Il y a cependant parmi les plus grosses fortunes un sentiment d’iniquité causé par l’existence d’un pôle financier gigantesque qui leur fait une concurrence «déloyale», qui accède exclusivement à l’information et qui bénéfice du soutien de l’Etat (ONA, SNI, etc.,). L’autre sentiment d’injustice provient du fait que certains groupes seulement jouissent du soutien du Makhzen. Les tentatives de création de pôles financiers ou industriels alternatifs, performants et innovateurs sont inhibées pour des raisons politiques. 
Une des contradictions essentielles de la politique économique du régime est que la paysannerie joue un rôle fondamental en tant que support de la légitimité du Makhzen, alors que sur le plan des infrastructures, les zones rurales sont quasiment abandonnées. Ces deux dernières décennies connurent un processus de dépeuplement des campagnes et un exode source de nombreux problèmes. 
Hassan II favorisa l’émergence d’une classe moyenne aujourd’hui proportionnellement assez importante comparée à la situation de 1960. Mais, cette classe moyenne est menacée de disparition; le nombre des pauvres s’accroît et ils constituent la majorité de la population.
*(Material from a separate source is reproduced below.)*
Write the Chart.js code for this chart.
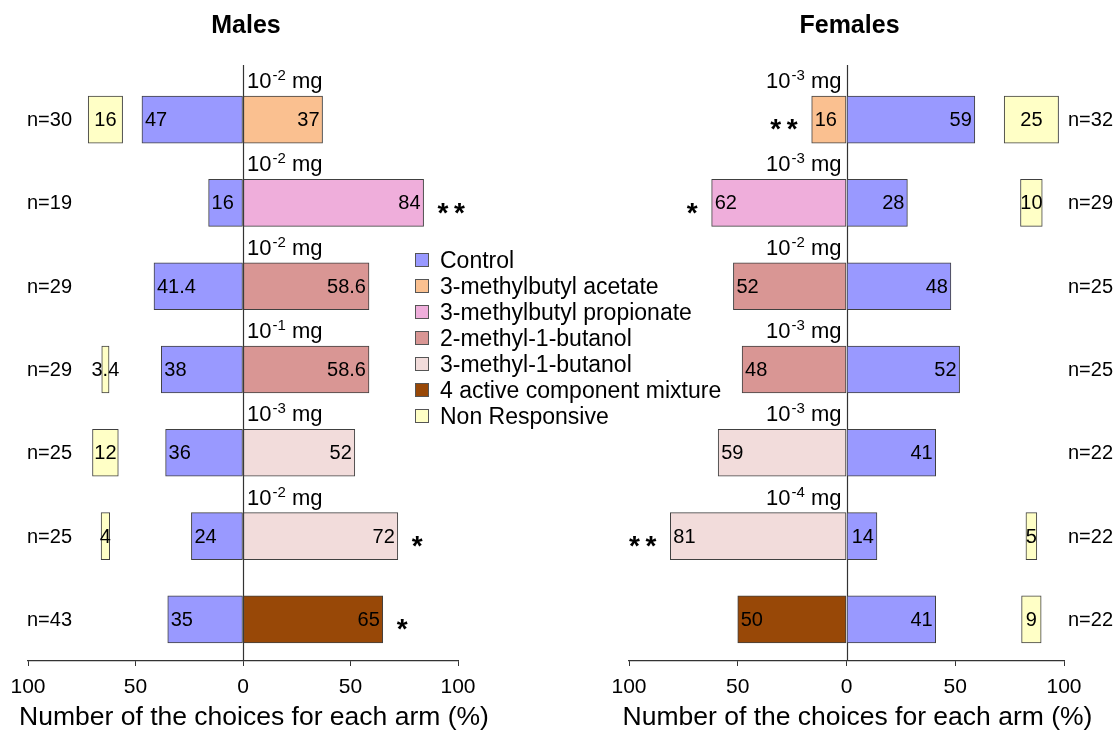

En  Tunisie, cette classe moyenne est le centre de tous les intérêts de sorte que de nombreux Marocains issus justement de cette classe moyenne inquiète portaient aux nues le régime liberticide de Tunis. 
L’amenuisement de la classe moyenne, normalement demandeuse des réformes démocratiques, est une hypothèque pour le futur. Les classes populaires, on le sait, sont plutôt autoritaristes; elles se laissent piéger par la tyrannie (antiquité), croient au prestige et à la gloire (Napoléon), croient aux solutions miracles (Union soviétique), ne s’inquiètent pas d’un mélange du sacré et du politique. 
Ces classes exigent même ce sacré, garant d’une distribution minimale des ressources (charité, charité légale ou zakat); la mise en avant des valeurs islamiques vise à rappeler à l’Etat et à la bourgeoisie leur devoir d’assistance des pauvres.